Drescher has, in recent years, described herself as “anti-capitalist” and criticized “the big-business sociopaths, who pray to the money gods.” And in the run-up to the strike, she was vital in galvanizing the union, which voted nearly unanimously to authorize the strike.
“It’s pretty amazing what Fran has done,” actor Shaan Sharma, a member of the negotiating committee, told Variety. “She has brought us all together.”
A summer of labor action
Writers and actors are generating most of the headlines, but it’s a “hot labor summer” in a number of industries.
Thousands of hotel workers have been striking in California. And there is the looming potential of a Teamsters strike if the union cannot agree to a new deal with UPS by a July 31 deadline.

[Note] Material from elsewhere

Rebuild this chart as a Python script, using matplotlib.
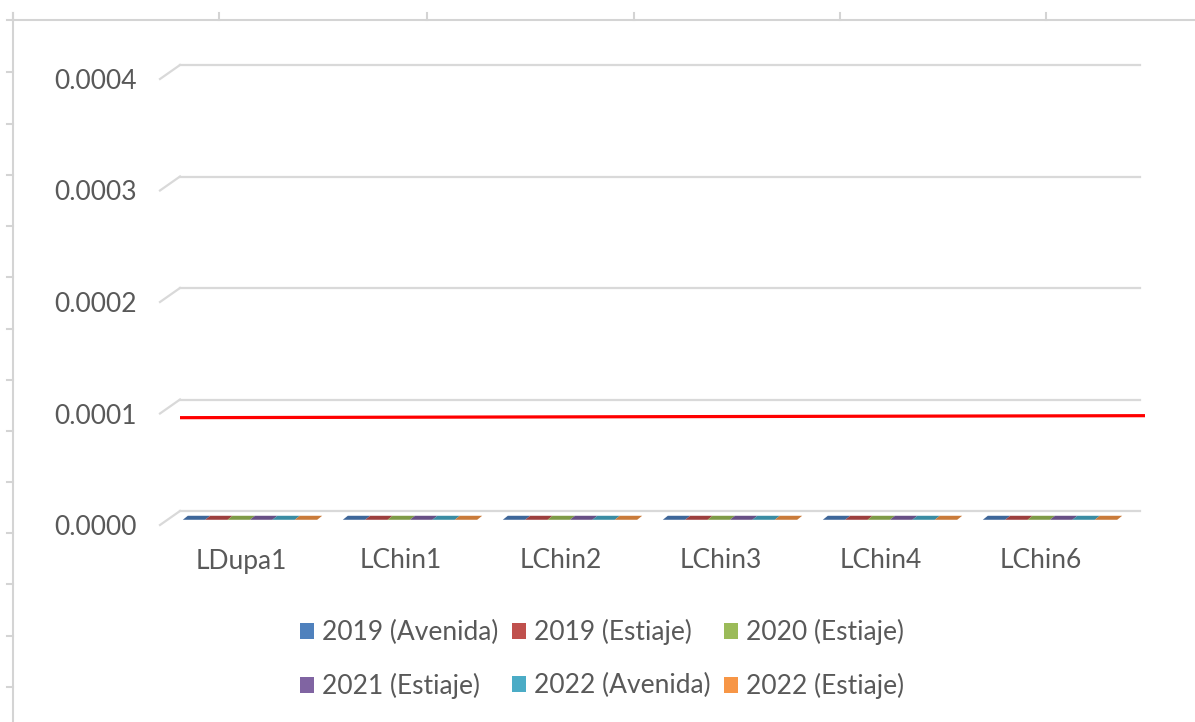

Even a relatively brief strike by UPS workers could snarl supply chains, delay deliveries and have a major economic impact.
Labor unions have become much more popular over the last decade, according to polls, and now enjoy broad public support. Drescher has consistently tied the negotiations in Hollywood to the wider worker movement.
"The eyes of labor are upon us," she said after the press conference.
"It's very important that everybody appreciate that we're not just sticking up for ourselves, but we're sticking up for everybody else, because it is a slippery slope into a very dangerous time, and a real dystopia if big business, corporations, think that they can put human beings out of work and replace them with artificial intelligence. It's dangerous, and it's without thinking or conscience or caring."
When will the strike end?
There is no timetable for when the shutdown in Hollywood might end. Just before the actors went on strike, Deadline spoke to an anonymous studio executive who said the studios and streamers planned to hold out until the writers caved.
“The endgame is to allow things to drag on until union members start losing their apartments and losing their houses,” the executive said.
Disney CEO Bob Iger, meanwhile, called the union demands "disturbing" and said actors and writers weren't being "realistic."
While the resolution of the strike will determine Drescher’s future as a labor leader, there is one interesting historical note: The last time both the actors and writers struck at the same time was 1960, when the Screen Actors Guild president was Ronald Reagan.